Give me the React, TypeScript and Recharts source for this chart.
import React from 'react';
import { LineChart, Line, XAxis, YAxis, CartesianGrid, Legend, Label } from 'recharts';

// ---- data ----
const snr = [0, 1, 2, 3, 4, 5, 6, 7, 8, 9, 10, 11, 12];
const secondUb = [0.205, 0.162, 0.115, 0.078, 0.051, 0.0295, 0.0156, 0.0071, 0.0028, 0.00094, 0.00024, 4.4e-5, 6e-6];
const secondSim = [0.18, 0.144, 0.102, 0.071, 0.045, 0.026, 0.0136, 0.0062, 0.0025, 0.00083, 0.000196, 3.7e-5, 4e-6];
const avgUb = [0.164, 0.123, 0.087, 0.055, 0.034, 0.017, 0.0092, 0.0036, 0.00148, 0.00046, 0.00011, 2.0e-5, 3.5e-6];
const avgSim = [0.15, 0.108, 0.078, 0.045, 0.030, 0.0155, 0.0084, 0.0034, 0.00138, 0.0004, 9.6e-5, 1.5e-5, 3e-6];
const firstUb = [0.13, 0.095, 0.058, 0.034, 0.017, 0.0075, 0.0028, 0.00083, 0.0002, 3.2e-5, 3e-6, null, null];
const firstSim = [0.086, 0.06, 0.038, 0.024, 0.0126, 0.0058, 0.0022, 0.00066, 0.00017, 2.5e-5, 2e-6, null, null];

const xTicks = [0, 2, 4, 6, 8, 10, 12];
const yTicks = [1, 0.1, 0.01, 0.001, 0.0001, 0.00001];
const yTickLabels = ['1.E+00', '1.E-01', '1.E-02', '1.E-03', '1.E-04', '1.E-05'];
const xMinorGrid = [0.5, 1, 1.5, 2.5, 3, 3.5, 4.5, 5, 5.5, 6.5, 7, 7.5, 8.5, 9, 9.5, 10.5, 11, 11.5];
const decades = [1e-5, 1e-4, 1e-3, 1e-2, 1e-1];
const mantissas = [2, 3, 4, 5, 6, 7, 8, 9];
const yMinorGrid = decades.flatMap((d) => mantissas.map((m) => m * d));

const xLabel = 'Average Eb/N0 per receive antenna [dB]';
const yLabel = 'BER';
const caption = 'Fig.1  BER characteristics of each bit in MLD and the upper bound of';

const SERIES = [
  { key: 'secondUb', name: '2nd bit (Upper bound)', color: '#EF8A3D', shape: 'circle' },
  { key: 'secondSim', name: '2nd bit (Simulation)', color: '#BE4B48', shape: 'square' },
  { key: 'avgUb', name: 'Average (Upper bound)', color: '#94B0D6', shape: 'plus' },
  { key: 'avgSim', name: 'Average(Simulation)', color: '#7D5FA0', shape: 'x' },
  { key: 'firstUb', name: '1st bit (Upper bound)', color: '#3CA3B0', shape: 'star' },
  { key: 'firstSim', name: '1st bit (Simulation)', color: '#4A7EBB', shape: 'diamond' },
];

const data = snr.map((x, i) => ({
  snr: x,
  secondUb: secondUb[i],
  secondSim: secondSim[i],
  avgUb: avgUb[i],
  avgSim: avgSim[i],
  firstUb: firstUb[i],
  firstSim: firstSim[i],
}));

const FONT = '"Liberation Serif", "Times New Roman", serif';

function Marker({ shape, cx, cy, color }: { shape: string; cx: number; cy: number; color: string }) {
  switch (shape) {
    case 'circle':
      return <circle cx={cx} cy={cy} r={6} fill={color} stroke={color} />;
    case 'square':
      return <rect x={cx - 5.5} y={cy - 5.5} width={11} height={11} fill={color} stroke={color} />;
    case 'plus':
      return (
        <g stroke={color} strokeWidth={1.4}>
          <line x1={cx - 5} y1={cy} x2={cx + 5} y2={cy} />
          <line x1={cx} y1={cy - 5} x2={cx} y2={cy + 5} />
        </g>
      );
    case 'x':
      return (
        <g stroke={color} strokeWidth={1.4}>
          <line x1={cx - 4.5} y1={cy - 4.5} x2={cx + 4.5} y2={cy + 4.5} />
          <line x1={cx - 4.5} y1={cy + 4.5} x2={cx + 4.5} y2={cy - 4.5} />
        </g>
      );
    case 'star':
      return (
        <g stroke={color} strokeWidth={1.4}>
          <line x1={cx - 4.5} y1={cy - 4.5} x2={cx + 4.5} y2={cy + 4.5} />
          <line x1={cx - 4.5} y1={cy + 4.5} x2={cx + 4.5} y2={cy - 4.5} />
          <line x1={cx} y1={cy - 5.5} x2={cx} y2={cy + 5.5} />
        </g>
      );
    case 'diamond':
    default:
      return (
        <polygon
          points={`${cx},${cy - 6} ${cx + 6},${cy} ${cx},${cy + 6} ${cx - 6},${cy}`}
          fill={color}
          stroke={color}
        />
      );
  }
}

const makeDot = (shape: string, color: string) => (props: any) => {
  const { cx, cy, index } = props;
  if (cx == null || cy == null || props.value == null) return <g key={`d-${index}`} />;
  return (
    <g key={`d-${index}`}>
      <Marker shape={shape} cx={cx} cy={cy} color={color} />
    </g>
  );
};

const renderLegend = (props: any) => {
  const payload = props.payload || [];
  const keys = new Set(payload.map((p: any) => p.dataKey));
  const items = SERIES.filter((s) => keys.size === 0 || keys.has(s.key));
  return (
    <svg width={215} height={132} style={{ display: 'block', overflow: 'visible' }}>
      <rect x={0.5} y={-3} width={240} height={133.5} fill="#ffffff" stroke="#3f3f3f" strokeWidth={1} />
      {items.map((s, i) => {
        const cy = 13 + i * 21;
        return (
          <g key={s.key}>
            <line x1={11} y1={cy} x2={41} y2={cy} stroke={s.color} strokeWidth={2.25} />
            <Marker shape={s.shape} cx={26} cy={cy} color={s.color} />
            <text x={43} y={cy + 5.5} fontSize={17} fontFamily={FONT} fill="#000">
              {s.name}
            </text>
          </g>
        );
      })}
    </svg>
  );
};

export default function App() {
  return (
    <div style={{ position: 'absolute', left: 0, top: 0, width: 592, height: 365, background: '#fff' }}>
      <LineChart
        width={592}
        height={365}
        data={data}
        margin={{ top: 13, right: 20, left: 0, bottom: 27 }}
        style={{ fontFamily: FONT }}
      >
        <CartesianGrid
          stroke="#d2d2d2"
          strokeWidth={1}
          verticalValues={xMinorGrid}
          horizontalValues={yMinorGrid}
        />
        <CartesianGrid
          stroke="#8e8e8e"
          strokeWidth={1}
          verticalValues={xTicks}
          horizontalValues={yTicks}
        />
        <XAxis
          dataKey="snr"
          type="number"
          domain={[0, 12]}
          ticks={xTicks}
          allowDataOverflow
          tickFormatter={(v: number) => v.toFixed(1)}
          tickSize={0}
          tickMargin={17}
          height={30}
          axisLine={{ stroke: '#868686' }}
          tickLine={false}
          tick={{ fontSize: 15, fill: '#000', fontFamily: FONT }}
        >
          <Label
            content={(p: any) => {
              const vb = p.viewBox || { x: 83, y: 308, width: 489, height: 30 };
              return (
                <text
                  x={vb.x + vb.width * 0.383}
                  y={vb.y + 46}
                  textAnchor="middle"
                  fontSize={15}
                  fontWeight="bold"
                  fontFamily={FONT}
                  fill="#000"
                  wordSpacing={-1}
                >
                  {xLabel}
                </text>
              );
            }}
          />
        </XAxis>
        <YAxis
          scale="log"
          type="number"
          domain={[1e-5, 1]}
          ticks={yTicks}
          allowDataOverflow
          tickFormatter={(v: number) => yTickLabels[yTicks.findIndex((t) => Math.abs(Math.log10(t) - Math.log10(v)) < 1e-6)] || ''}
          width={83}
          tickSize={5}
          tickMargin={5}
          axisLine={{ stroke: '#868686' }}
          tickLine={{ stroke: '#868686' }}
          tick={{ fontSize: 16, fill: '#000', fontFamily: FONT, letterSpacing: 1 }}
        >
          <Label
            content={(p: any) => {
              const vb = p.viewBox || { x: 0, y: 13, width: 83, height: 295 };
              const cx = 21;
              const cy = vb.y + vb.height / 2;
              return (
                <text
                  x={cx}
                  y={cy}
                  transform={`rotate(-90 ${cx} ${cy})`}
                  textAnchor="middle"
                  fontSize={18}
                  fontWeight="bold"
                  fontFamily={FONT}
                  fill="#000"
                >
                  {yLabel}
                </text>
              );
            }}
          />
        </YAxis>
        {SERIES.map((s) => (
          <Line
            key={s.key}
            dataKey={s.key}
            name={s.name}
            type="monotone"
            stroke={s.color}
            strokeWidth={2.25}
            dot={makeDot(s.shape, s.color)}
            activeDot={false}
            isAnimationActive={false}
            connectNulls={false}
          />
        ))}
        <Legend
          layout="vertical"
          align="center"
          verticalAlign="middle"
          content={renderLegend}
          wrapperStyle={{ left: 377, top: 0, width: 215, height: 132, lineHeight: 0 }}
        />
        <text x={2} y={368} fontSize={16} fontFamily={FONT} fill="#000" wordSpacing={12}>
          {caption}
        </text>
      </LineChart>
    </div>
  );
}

_ _ _ _ _ _ _

From the top of the listing above, restate each line word for word up to and including the line with "const caption = 'Fig.1"; add nothing else.

Exercise answer:
Give me the React, TypeScript and Recharts source for this chart.
import React from 'react';
import { LineChart, Line, XAxis, YAxis, CartesianGrid, Legend, Label } from 'recharts';

// ---- data ----
const snr = [0, 1, 2, 3, 4, 5, 6, 7, 8, 9, 10, 11, 12];
const secondUb = [0.205, 0.162, 0.115, 0.078, 0.051, 0.0295, 0.0156, 0.0071, 0.0028, 0.00094, 0.00024, 4.4e-5, 6e-6];
const secondSim = [0.18, 0.144, 0.102, 0.071, 0.045, 0.026, 0.0136, 0.0062, 0.0025, 0.00083, 0.000196, 3.7e-5, 4e-6];
const avgUb = [0.164, 0.123, 0.087, 0.055, 0.034, 0.017, 0.0092, 0.0036, 0.00148, 0.00046, 0.00011, 2.0e-5, 3.5e-6];
const avgSim = [0.15, 0.108, 0.078, 0.045, 0.030, 0.0155, 0.0084, 0.0034, 0.00138, 0.0004, 9.6e-5, 1.5e-5, 3e-6];
const firstUb = [0.13, 0.095, 0.058, 0.034, 0.017, 0.0075, 0.0028, 0.00083, 0.0002, 3.2e-5, 3e-6, null, null];
const firstSim = [0.086, 0.06, 0.038, 0.024, 0.0126, 0.0058, 0.0022, 0.00066, 0.00017, 2.5e-5, 2e-6, null, null];

const xTicks = [0, 2, 4, 6, 8, 10, 12];
const yTicks = [1, 0.1, 0.01, 0.001, 0.0001, 0.00001];
const yTickLabels = ['1.E+00', '1.E-01', '1.E-02', '1.E-03', '1.E-04', '1.E-05'];
const xMinorGrid = [0.5, 1, 1.5, 2.5, 3, 3.5, 4.5, 5, 5.5, 6.5, 7, 7.5, 8.5, 9, 9.5, 10.5, 11, 11.5];
const decades = [1e-5, 1e-4, 1e-3, 1e-2, 1e-1];
const mantissas = [2, 3, 4, 5, 6, 7, 8, 9];
const yMinorGrid = decades.flatMap((d) => mantissas.map((m) => m * d));

const xLabel = 'Average Eb/N0 per receive antenna [dB]';
const yLabel = 'BER';
const caption = 'Fig.1  BER characteristics of each bit in MLD and the upper bound of';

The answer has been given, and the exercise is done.